Saying 'I do'
03/30/2009 4:16 PM
10/19/2011 5:45 PM
No other aspect of your wedding is as important as the ceremony. The walk down the aisle, the exchanging of rings and vows, and the first kiss as husband and wife are the dreams of every bride-to-be.
But true commitment is what marriage is all about, gently nudging your dreams into the background as your wedding becomes a reality. Most couples choose to have a ceremony that includes aspects of their religious heritage. If you and your fiancé are members of a church or synagogue, you should be in touch with your clergy soon after you are engaged. Discuss what is required by your religion for your wedding to be recognized. Many churches and synagogues require pre-marital counseling. Even if yours does not, you should enroll in counseling where it is available. It is one of the best things two people can do to help make their marriage strong.
Finding a church or synagogue If you want a church wedding, the obvious place to start is with your own religious institution. Most of them are glad to accommodate their members; some will accept non-members. It’s important to select your site and confirm a date well in advance. If a bride and groom are not affiliated with a church or synagogue, they can usually find a community chapel or other location that will meet their spiritual needs. Colleges frequently have on-campus chapels, and there are special wedding chapels that cater exclusively to those who don’t want a full church wedding but want something beyond the pronouncement of marriage by a courthouse magistrate. In the military? Consider the base chapel. If you are unable to find a house of worship in which to marry, some lovely alternatives include gardens, lakesides, community parks or historic sites. Ask your wedding consultant for guidance.

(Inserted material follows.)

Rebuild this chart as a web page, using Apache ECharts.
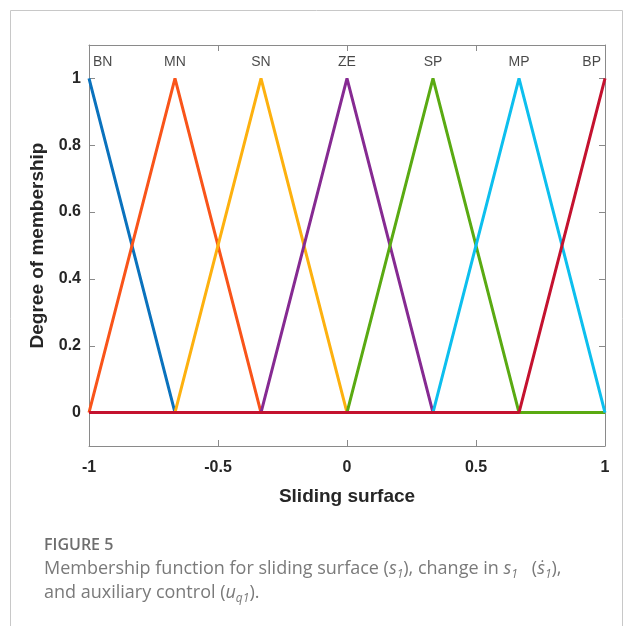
<!DOCTYPE html>
<html><head><meta charset="utf-8">
<script src="https://cdn.jsdelivr.net/npm/echarts@6/dist/echarts.min.js"></script>
<style>html,body{margin:0;padding:0;background:#fff}#c{width:625px;height:626px}</style>
</head><body><div id="c"></div>
<script>
// Breakpoints on the universe of discourse
const xPoints = [-1, -0.6667, -0.3333, 0, 0.3333, 0.6667, 1];
// Membership value of each fuzzy set at the breakpoints
const setNames = ['BN', 'MN', 'SN', 'ZE', 'SP', 'MP', 'BP'];
const BN = [1, 0, 0, 0, 0, 0, 0];
const MN = [0, 1, 0, 0, 0, 0, 0];
const SN = [0, 0, 1, 0, 0, 0, 0];
const ZE = [0, 0, 0, 1, 0, 0, 0];
const SP = [0, 0, 0, 0, 1, 0, 0];
const MP = [0, 0, 0, 0, 0, 1, 0];
const BP = [0, 0, 0, 0, 0, 0, 1];
const labelX = [-1, -0.6667, -0.3333, 0, 0.3333, 0.6667, 1];
const labelY = 1.048;
const yTicks = [0, 0.2, 0.4, 0.6, 0.8, 1];
const colors = ['#0a72bd', '#f9541a', '#fdb10f', '#862a92', '#5aaa12', '#0dbfee', '#c4122f'];
const allSets = [BN, MN, SN, ZE, SP, MP, BP];

const chart = echarts.init(document.getElementById('c'), null, {renderer: 'canvas'});
const axisColor = '#8a8a8a';
const lineSeries = allSets.map((ys, i) => ({
  type: 'line', name: setNames[i], xAxisIndex: 0, yAxisIndex: 0,
  data: xPoints.map((x, k) => [x, ys[k]]),
  symbol: 'none', lineStyle: {color: colors[i], width: 3}, z: 3 + i,
  animation: false
}));
const labelSeries = {
  type: 'scatter', xAxisIndex: 0, yAxisIndex: 0, symbolSize: 0, silent: true, animation: false,
  data: setNames.map((n, i) => ({
    value: [labelX[i], labelY], name: n,
    label: {align: i === 0 ? 'left' : (i === setNames.length - 1 ? 'right' : 'center'),
            offset: i === 0 ? [4, 0] : (i === setNames.length - 1 ? [-4, 0] : [0, 0])}
  })),
  label: {show: true, position: 'inside', formatter: p => p.name, color: '#1a1a1a',
          fontSize: 14, fontFamily: 'Liberation Sans, Arial, sans-serif'}
};
const tickLabelStyle = {color: '#262626', fontSize: 16, fontWeight: 'bold', fontFamily: 'Liberation Sans, Arial, sans-serif'};

chart.setOption({
  backgroundColor: '#fff',
  animation: false,
  grid: {left: 89, right: 20, top: 45, bottom: 180, containLabel: false},
  xAxis: [
    {type: 'value', min: -1, max: 1, interval: 0.5, position: 'bottom',
     axisLine: {show: true, onZero: false, lineStyle: {color: axisColor, width: 1}},
     axisTick: {show: true, inside: true, length: 6, lineStyle: {color: axisColor}},
     splitLine: {show: false},
     axisLabel: Object.assign({margin: 14, formatter: v => String(v)}, tickLabelStyle),
     name: 'Sliding surface', nameLocation: 'middle', nameGap: 41,
     nameTextStyle: {color: '#262626', fontSize: 19, fontWeight: 'bold', fontFamily: 'Liberation Sans, Arial, sans-serif'}},
    {type: 'value', min: -1, max: 1, interval: 0.5, position: 'top',
     axisLine: {show: true, onZero: false, lineStyle: {color: axisColor, width: 1}},
     axisTick: {show: true, inside: true, length: 6, lineStyle: {color: axisColor}},
     axisLabel: {show: false}, splitLine: {show: false}}
  ],
  yAxis: [
    {type: 'value', min: -0.1, max: 1.1, position: 'left',
     axisLine: {show: true, onZero: false, lineStyle: {color: axisColor, width: 1}},
     axisTick: {show: true, inside: true, length: 6, customValues: yTicks, lineStyle: {color: axisColor}},
     splitLine: {show: false},
     axisLabel: Object.assign({margin: 8, customValues: yTicks, formatter: v => String(+v.toFixed(1))}, tickLabelStyle),
     name: 'Degree of membership', nameLocation: 'middle', nameGap: 42, nameRotate: 90,
     nameTextStyle: {color: '#262626', fontSize: 19, fontWeight: 'bold', fontFamily: 'Liberation Sans, Arial, sans-serif'}},
    {type: 'value', min: -0.1, max: 1.1, position: 'right',
     axisLine: {show: true, onZero: false, lineStyle: {color: axisColor, width: 1}},
     axisTick: {show: true, inside: true, length: 6, customValues: yTicks, lineStyle: {color: axisColor}},
     axisLabel: {show: false}, splitLine: {show: false}}
  ],
  series: lineSeries.concat([labelSeries]),
  graphic: [
    {type: 'rect', shape: {x: 10.5, y: 10.5, width: 612, height: 640}, style: {fill: 'none', stroke: '#c8c8c8', lineWidth: 1}, silent: true, z: -1},
    {type: 'text', left: 44, top: 537, style: {text: 'FIGURE 5', fill: '#6e6e6e', font: '600 16px "Open Sans", sans-serif'}},
    {type: 'text', left: 44, top: 560, style: {
      text: '{n|Membership function for sliding surface (}{i|s}{sub|1}{n|), change in }{i|s}{sub|1}{n|   (}{i|ṡ}{sub|1}{n|),}\n{n|and auxiliary control (}{i|u}{sub|q1}{n|).}',
      rich: {
        n: {fill: '#7a7a7a', font: '18px "Open Sans", sans-serif', lineHeight: 24},
        i: {fill: '#7a7a7a', font: 'italic 18px "Open Sans", sans-serif', lineHeight: 24},
        sub: {fill: '#7a7a7a', font: 'italic 12px "Open Sans", sans-serif', lineHeight: 24, verticalAlign: 'bottom'}
      }
    }}
  ]
});
</script></body></html>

Clergy When a bride and groom have different religious backgrounds, two members of the clergy will often officiate, with one representing the bride’s faith, the other the groom’s. Today, most religious leaders of all faiths understand that a dual ceremony is more than merely homage to each individual’s religious heritage – it’s an expression of acceptance and blending of a couple’s individual spiritual values. If a bride and groom choose to have a ceremony in a location outside of a house of worship, there are priests, ministers and rabbis available to officiate. From a practical point of view, remember that there are almost always fees involved, no matter where you are married, or by whom. Be sure to discuss what those fees are and when and how they are to be paid. The groom is traditionally responsible for paying the officiant, organist, soloist or anyone else providing services at the ceremony. Regardless of where you marry or who performs the ceremony, the truly important thing is that you and your fiancé have discussed your values with each other and have come to understand that spiritual sharing is one of the most important keys to a long and successful marriage.